Ардальона никто не слушал, его мнения никто не спрашивал, но он насильственно врывался с ним в кружковый спор, и когда, несмотря на это громогласно-насильственное вторжение, его все-таки не слушали, он продолжал колотить воздух словами, не обращаясь ровно ни к кому, и разражался всем этим словоизвержением единственно ради услаждения своей собственной особы. Ему очевидно хотелось взять первенство в спорах, заставить всех внимать одному себе, порисоваться перед всею толпою, но толпе этой было теперь не до Полоярова, и потому, volens-nolens, он услаждался самим собою и ради самого же себя.

Но на одно мгновение ему удалось-таки приковать к себе почти всеобщее внимание.

В коптилку вошли два-три студента-аристократика, гладко прилизанные, подвитые, с пробором на затылке, в белых жилетах, чистенькие, щепетильненькие, с тоненькими папиросками в зубах. Вошли они, очевидно, не ради сходки, а ради тоненьких папиросок и сладких пирожков.

– К черту аристократов! Долой беложилетников! – громовым голосом заорал Ардальон Михайлович, нарочно для этого вскочив на скамейку и гневно сверкая глазами.

– Арисштократы, вон! – ретиво подхватил с подоконника сын очень богатых еврейских родителей, во что бы то ни стало стремившийся быть «студентом-волком», ибо «волки» составляли антарктический полюс «беложилетников».

– Долой! Вон! – еще более возвысил голос Ардальон, столь удачно поддержанный возгласом с подоконника. – Вон, аристократы! Им нет и не должно быть места между честным студенчеством!

Толпа вскинула взгляды на молодецкую фигуру Полоярова, затем перевела их на жиденькие фигурки аристократиков, и несколько десятков голосов завопили: «Вон! вон отсюда!» И аристократики удалились, впрочем, не без старания изобразить на лицах презрительную выдержку собственного достоинства.

– Господа! за что же? Разве они не такие же студенты? Разве они не товарищи наши? – попытался было Хвалынцев противостоять вопящим голосам. – Что за разъединение! Быть может, им также было бы близко и дорого наше общее дело! За что же мы лишаем их права принять в нем участие?
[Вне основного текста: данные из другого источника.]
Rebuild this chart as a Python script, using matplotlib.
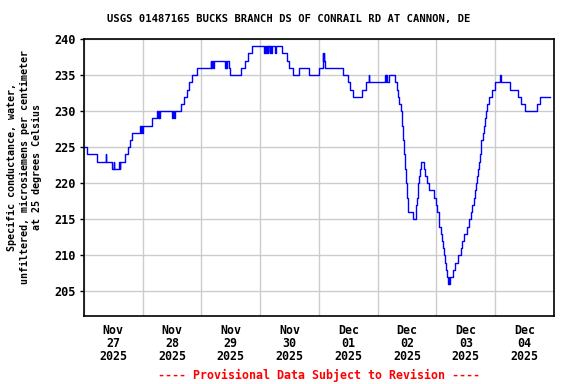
import matplotlib
matplotlib.use("Agg")
import matplotlib.pyplot as plt
import pandas as pd

# hours after 2025-11-27 00:00 where the reading changes, and the new reading
hours = [0.0, 1.3, 5.4, 8.8, 9.0, 11.3, 12.1, 12.4, 14.4, 14.6, 14.8,
         16.6, 17.8, 18.6, 19.7, 22.9, 23.1, 23.4, 23.7, 24.0,
         27.9, 30.0, 30.2, 30.5, 30.8, 31.0, 35.8, 36.2, 36.6, 37.2,
         39.8, 41.0, 42.2, 42.9, 44.3, 46.0,
         51.7, 52.0, 52.3, 52.6, 53.0, 57.6, 57.9, 58.2, 58.5, 59.2, 59.6,
         64.1, 65.8, 67.1, 68.8,
         73.5, 73.8, 74.3, 74.6, 75.0, 75.3, 75.8, 76.1, 76.6, 76.9, 78.0, 78.4,
         80.8, 82.8, 83.9, 85.2, 87.9, 92.0, 96.0,
         97.6, 97.8, 98.0, 98.2, 98.6,
         105.9, 107.8, 108.8, 110.0, 113.7, 115.3, 116.4, 116.6,
         123.0, 123.2, 123.5, 123.8, 124.4, 126.9,
         128.0, 128.4, 128.8, 129.5, 129.8, 129.9, 130.2, 130.6, 131.0,
         131.4, 131.8, 132.1, 132.5, 134.5, 135.5, 135.9, 136.3, 136.7,
         137.1, 137.7, 138.8, 139.4, 140.0, 141.1, 143.1, 143.8, 144.3,
         144.9, 145.1, 145.7, 146.1, 146.8, 147.2, 147.6, 147.9, 148.2,
         148.8, 149.0, 149.2, 149.6, 150.9, 151.7, 152.8, 153.9, 154.4,
         155.2, 156.6, 157.4, 158.0, 158.6, 159.2, 159.9, 160.1, 160.4,
         160.8, 161.2, 161.6, 162.1, 162.3, 163.0, 163.3, 163.7, 164.1,
         164.6, 165.6, 166.7, 167.8, 170.1, 170.3,
         174.2, 177.2, 178.5, 180.2, 185.2, 186.3, 190.4]
values = [225, 224, 223, 224, 223, 222, 223, 222, 223, 222, 223,
          224, 225, 226, 227, 228, 227, 228, 227, 228,
          229, 230, 229, 230, 229, 230, 229, 230, 229, 230,
          231, 232, 233, 234, 235, 236,
          237, 236, 237, 236, 237, 236, 237, 236, 237, 236, 235,
          236, 237, 238, 239,
          238, 239, 238, 239, 238, 239, 238, 239, 238, 239, 238, 239,
          238, 237, 236, 235, 236, 235, 236,
          238, 237, 238, 237, 236,
          235, 234, 233, 232, 233, 234, 235, 234,
          235, 234, 235, 234, 235, 234,
          233, 232, 231, 230, 229, 228, 226, 224, 222,
          220, 219, 218, 216, 215, 217, 218, 220, 221,
          222, 223, 222, 221, 220, 219, 218, 217, 216,
          215, 214, 213, 212, 211, 210, 209, 208, 207,
          206, 207, 206, 207, 208, 209, 210, 211, 212,
          213, 214, 215, 216, 217, 218, 219, 220, 221,
          222, 223, 224, 225, 226, 227, 228, 229, 230,
          231, 232, 233, 234, 235, 234,
          233, 232, 231, 230, 231, 232, 232]

day_labels = ["Nov\n27\n2025", "Nov\n28\n2025", "Nov\n29\n2025", "Nov\n30\n2025",
              "Dec\n01\n2025", "Dec\n02\n2025", "Dec\n03\n2025", "Dec\n04\n2025"]
y_ticks = [205, 210, 215, 220, 225, 230, 235, 240]

start = pd.Timestamp("2025-11-27")
times = start + pd.to_timedelta(hours, unit="h")

mono = "DejaVu Sans Mono"

fig = plt.figure(figsize=(5.76, 3.84), dpi=100)
ax = fig.add_axes([0.1458, 0.1771, 0.8160, 0.7213])

ax.step(times, values, where="post", color="#0000ff", linewidth=1.0)

midnights = pd.date_range(start, periods=9, freq="D")
noons = midnights[:-1] + pd.Timedelta(hours=12)
ax.set_xlim(midnights[0], midnights[-1])
ax.set_xticks(midnights)
ax.set_xticklabels([])
ax.set_xticks(noons, minor=True)
ax.set_xticklabels(day_labels, minor=True, fontfamily=mono, fontweight="bold", fontsize=8.4,
                   linespacing=1.0)
ax.tick_params(axis="x", which="major", length=0)
ax.tick_params(axis="x", which="minor", length=0, pad=6)

ax.set_ylim(201.6, 240)
ax.set_yticks(y_ticks)
ax.set_yticklabels([str(v) for v in y_ticks], fontfamily=mono, fontweight="bold", fontsize=8.6)
ax.tick_params(axis="y", length=3, width=1, pad=3)

ax.grid(True, which="major", color="#cccccc", linewidth=1)
ax.set_axisbelow(True)
for s in ax.spines.values():
    s.set_linewidth(1.2)
    s.set_color("black")

fig.text(0.043, 0.566, "Specific conductance, water,\nunfiltered, microsiemens per centimeter\nat 25 degrees Celsius",
         rotation=90, ha="center", va="center", multialignment="center",
         fontfamily=mono, fontweight="bold", fontsize=7.2, linespacing=1.3)

fig.text(0.502, 0.950, "USGS 01487165 BUCKS BRANCH DS OF CONRAIL RD AT CANNON, DE",
         ha="center", va="center", fontfamily=mono, fontweight="bold", fontsize=7.6)
fig.text(0.5535, 0.023, "---- Provisional Data Subject to Revision ----",
         ha="center", va="center", fontfamily=mono, fontweight="bold", fontsize=8.4, color="red")

fig.savefig("out.png", dpi=100)
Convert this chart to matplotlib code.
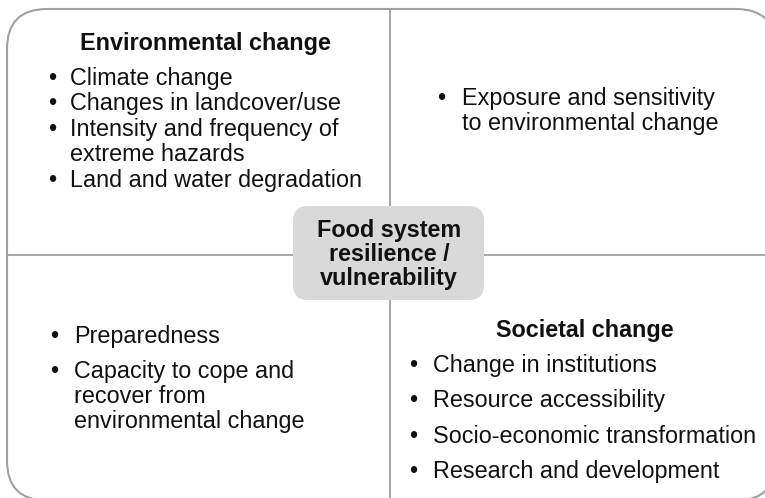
import matplotlib.pyplot as plt
from matplotlib.patches import FancyBboxPatch

plt.rcParams['font.family'] = ['Liberation Sans', 'DejaVu Sans']

# text content of the four quadrants and the centre box
env_title = "Environmental change"
env_items = [["Climate change"],
             ["Changes in landcover/use"],
             ["Intensity and frequency of", "extreme hazards"],
             ["Land and water degradation"]]
exposure_items = [["Exposure and sensitivity", "to environmental change"]]
coping_items = [["Preparedness"],
                ["Capacity to cope and", "recover from", "environmental change"]]
soc_title = "Societal change"
soc_items = [["Change in institutions"],
             ["Resource accessibility"],
             ["Socio-economic transformation"],
             ["Research and development"]]
centre_lines = ["Food system", "resilience /", "vulnerability"]

W, H = 765, 498
fs = 16.8
txt = '#111111'
grey = '#a0a0a0'

fig = plt.figure(figsize=(W / 100, H / 100), dpi=100)
ax = fig.add_axes([0, 0, 1, 1])
ax.set_xlim(0, W)
ax.set_ylim(H, 0)
ax.axis('off')

# outer rounded frame (runs a little past the right and bottom edges)
ax.add_patch(FancyBboxPatch((7, 9), 769, 491.5,
                            boxstyle="round,pad=0,rounding_size=40",
                            fc='white', ec=grey, lw=1.5, zorder=1))
# dividers
ax.plot([390, 390], [9, 500], color=grey, lw=1.3, zorder=2)
ax.plot([7, 776], [255, 255], color=grey, lw=1.3, zorder=2)

# centre box
ax.add_patch(FancyBboxPatch((293, 206), 191, 94,
                            boxstyle="round,pad=0,rounding_size=15",
                            fc='#d9d9d9', ec='none', zorder=3))
for i, s in enumerate(centre_lines):
    ax.text(389, 237 + i * 24, s, ha='center', va='baseline', fontsize=fs,
            fontweight='bold', color=txt, zorder=4)


def bullets(items, bx, tx, baselines):
    k = 0
    for item in items:
        ax.text(bx, baselines[k], "\u2022", ha='center', va='baseline',
                fontsize=fs, color=txt, zorder=4)
        for line in item:
            ax.text(tx, baselines[k], line, ha='left', va='baseline',
                    fontsize=fs, color=txt, zorder=4)
            k += 1


ax.text(205, 50, env_title, ha='center', va='baseline', fontsize=fs,
        fontweight='bold', color=txt, zorder=4)
bullets(env_items, 52, 70, [85, 110, 136, 161, 187])

bullets(exposure_items, 441, 462, [105, 130])

bullets(coping_items, 54, 74, [343, 378, 403, 428])

ax.text(585, 337, soc_title, ha='center', va='baseline', fontsize=fs,
        fontweight='bold', color=txt, zorder=4)
bullets(soc_items, 413, 433, [372, 407, 443, 478])

fig.savefig('out.png', dpi=100)
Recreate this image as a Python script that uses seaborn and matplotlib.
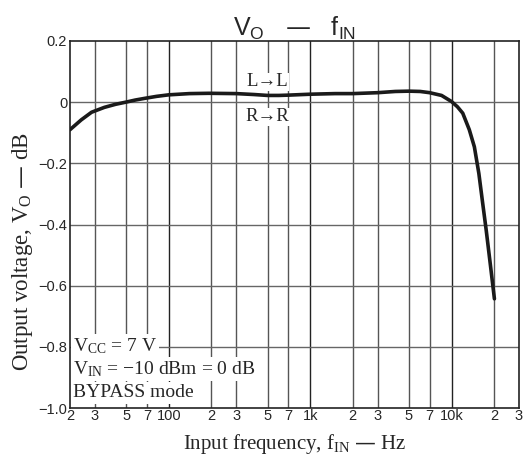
import numpy as np
import pandas as pd
import matplotlib
matplotlib.use('Agg')
import matplotlib.pyplot as plt
import matplotlib.ticker as mticker
import seaborn as sns

# Frequency response
freq_hz = [20, 24, 28.4, 35, 42, 49.6, 58, 68.6, 82, 100, 140, 192, 300, 400,
           500, 600, 700, 1000, 1500, 2000, 3000, 4000, 5000, 6000, 7000, 8500,
           10000, 11000, 12000, 13350, 14500, 15600, 16600, 17600, 18800, 20100]
vout_db = [-0.09, -0.058, -0.033, -0.017, -0.007, 0.0, 0.007, 0.013, 0.019, 0.024,
           0.028, 0.029, 0.028, 0.025, 0.022, 0.022, 0.023, 0.026, 0.028, 0.028,
           0.031, 0.035, 0.036, 0.035, 0.031, 0.022, 0.002, -0.015, -0.036, -0.09,
           -0.146, -0.233, -0.33, -0.42, -0.53, -0.643]

x_ticks = [20, 30, 50, 70, 100, 200, 300, 500, 700, 1000, 2000, 3000, 5000, 7000,
           10000, 20000, 30000]
x_tick_labels = ['2', '3', '5', '7', '100', '2', '3', '5', '7', '1k', '2', '3', '5', '7',
                 '10k', '2', '3']
y_ticks = [0.2, 0, -0.2, -0.4, -0.6, -0.8, -1.0]
y_tick_labels = ['0.2', '0', '\u22120.2', '\u22120.4', '\u22120.6', '\u22120.8', '\u22121.0']
cond_lines = ['V$_{CC}$ = 7 V', 'V$_{IN}$ = \u221210 dBm = 0 dB', 'BYPASS mode']

df = pd.DataFrame({'freq': freq_hz, 'vout': vout_db})

sns.set_style('white')
plt.rcParams['font.family'] = ['Liberation Sans', 'DejaVu Sans']
plt.rcParams['mathtext.default'] = 'regular'
serif = ['Liberation Serif', 'DejaVu Serif']

fig = plt.figure(figsize=(5.23, 4.58), dpi=100)
ax = fig.add_axes([70 / 523, 1 - 408 / 458, 449 / 523, 367 / 458])

ax.set_xscale('log')
ax.set_xlim(20, 30000)
ax.set_ylim(-1.0, 0.2)

# grid lines
for f in x_ticks[1:-1]:
    dark = f in (100, 1000, 10000)
    ax.axvline(f, color='#222222' if dark else '#555555', lw=1.0, zorder=1)
for v in y_ticks[1:-1]:
    ax.axhline(v, color='#666666', lw=1.0, zorder=1)

sns.lineplot(data=df, x='freq', y='vout', color='#1a1a1a', lw=2.6, ax=ax, zorder=5)

ax.xaxis.set_major_locator(mticker.FixedLocator(x_ticks))
ax.xaxis.set_minor_locator(mticker.NullLocator())
ax.set_xticklabels(x_tick_labels)
ax.set_yticks(y_ticks)
ax.set_yticklabels(y_tick_labels)
ax.tick_params(axis='both', length=0, labelsize=10.5, pad=2)
ax.tick_params(axis='x', pad=1)

for s in ax.spines.values():
    s.set_color('#222222')
    s.set_linewidth(1.2)

ax.set_xlabel('Input frequency, f$_{IN}$ \u2014 Hz', family=serif, fontsize=15, labelpad=6)
ax.set_ylabel('Output voltage, V$_O$ \u2014 dB', family=serif, fontsize=16.5)
ax.yaxis.set_label_coords(-0.078, 0.425)
ax.set_title('V$_O$   \u2014   f$_{IN}$', fontsize=18, pad=4)

ax.text(500, 0.066, 'L\u2192L', family=serif, fontsize=13.5, ha='center', va='center',
        zorder=4, bbox=dict(facecolor='white', edgecolor='none', pad=0.3))
ax.text(500, -0.048, 'R\u2192R', family=serif, fontsize=13.5, ha='center', va='center',
        zorder=4, bbox=dict(facecolor='white', edgecolor='none', pad=0.3))

# operating conditions, each line on its own white patch
for line, yy in zip(cond_lines, [0.168, 0.105, 0.041]):
    ax.text(0.006, yy, line, transform=ax.transAxes, family=serif, fontsize=14,
            ha='left', va='center', zorder=4,
            bbox=dict(facecolor='white', edgecolor='none', pad=1.5))

fig.savefig('out.png', dpi=100)
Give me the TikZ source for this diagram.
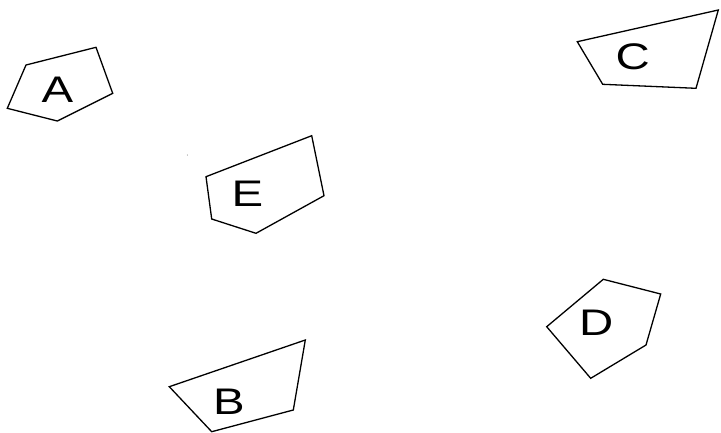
\documentclass[tikz,border=0pt]{standalone}
\usepackage{fontspec}
\setmainfont{Liberation Sans}
\begin{document}
\begin{tikzpicture}[x=1pt,y=-1pt,
  poly/.style={draw=black,line width=1.3pt,line join=miter},
  lbl/.style={inner sep=0pt,text depth=0pt,font=\fontsize{37}{37}\selectfont,xscale=1.28}]
\useasboundingbox (0,0) rectangle (721,432);
% A
\draw[poly] (26,65) -- (96,47.3) -- (112.7,93.3) -- (57.3,121) -- (7.3,108.3) -- cycle;
\node[lbl] (A) at (57.5,90) {A};
% C
\draw[poly] (577.3,41.7) -- (718.3,10) -- (696,88.3) -- (602.7,84.3) -- cycle;
\node[lbl] (C) at (632.8,56.5) {C};
% E
\draw[poly] (206,176.7) -- (311.7,135.7) -- (324,195.7) -- (256,233.3) -- (211.7,219) -- cycle;
\node[lbl] (E) at (247.5,193.3) {E};
% D
\draw[poly] (603.3,279.3) -- (660.7,294) -- (646,345) -- (590.7,378.3) -- (546.7,326.7) -- cycle;
\node[lbl] (D) at (596.3,322.5) {D};
% B
\draw[poly] (169.3,386.7) -- (305.3,340) -- (293.3,410) -- (211.7,431.7) -- cycle;
\node[lbl] (B) at (229,401.7) {B};
% stray dot
\fill[black!60] (187.3,155) circle (0.5);
\end{tikzpicture}
\end{document}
– За то, что они арисштократы! – ретиво возразил богатый студент еврейского типа.

– Но они студенты! – горячо вступился Хвалынцев. – Единодушия, господа, надо! Чем больше нас будет без различия каст и сословий, тем лучше!

Несколько крайних из «волчьей партии» взъелись на Хвалынцева.

– Заступник аристократов! Адвокат беложилетников! – раздались их негодующие возгласы. – Против всех! Против общественного мнения.

– Под суд! Под суд за это! – рявкнул чей-то голос.

– Под суд адвокатов и заступников! Под суд барских лизоблюдов! – подхватили несколько голосов. – Сходку собрать, сходку! Судить! Выгнать к черту! Это измена общему делу! Это подлость!

Хвалынцев побагровел от негодования.

– Кто произнес слово подлость, тот глуп! – смело и громко сказал он, обводя взором сомкнувшуюся вокруг него многочисленную кучку. – Если он не трус, то пусть выйдет сюда, и я докажу ему, почему я считаю его глупым. Суда же я не боюсь, потому что знаю, что я прав, а что я не барский лизоблюд, так это знают мои товарищи, и порукою в том мое трехлетнее студентство. На такую выходку можно отвечать только презрением. Но, господа! – с жаром заключил он. – Умоляю вас, оставимте на время наши личные счеты: судить меня вы успеете и после; наперед подумаемте лучше о нашем общем деле! Да только потолковее!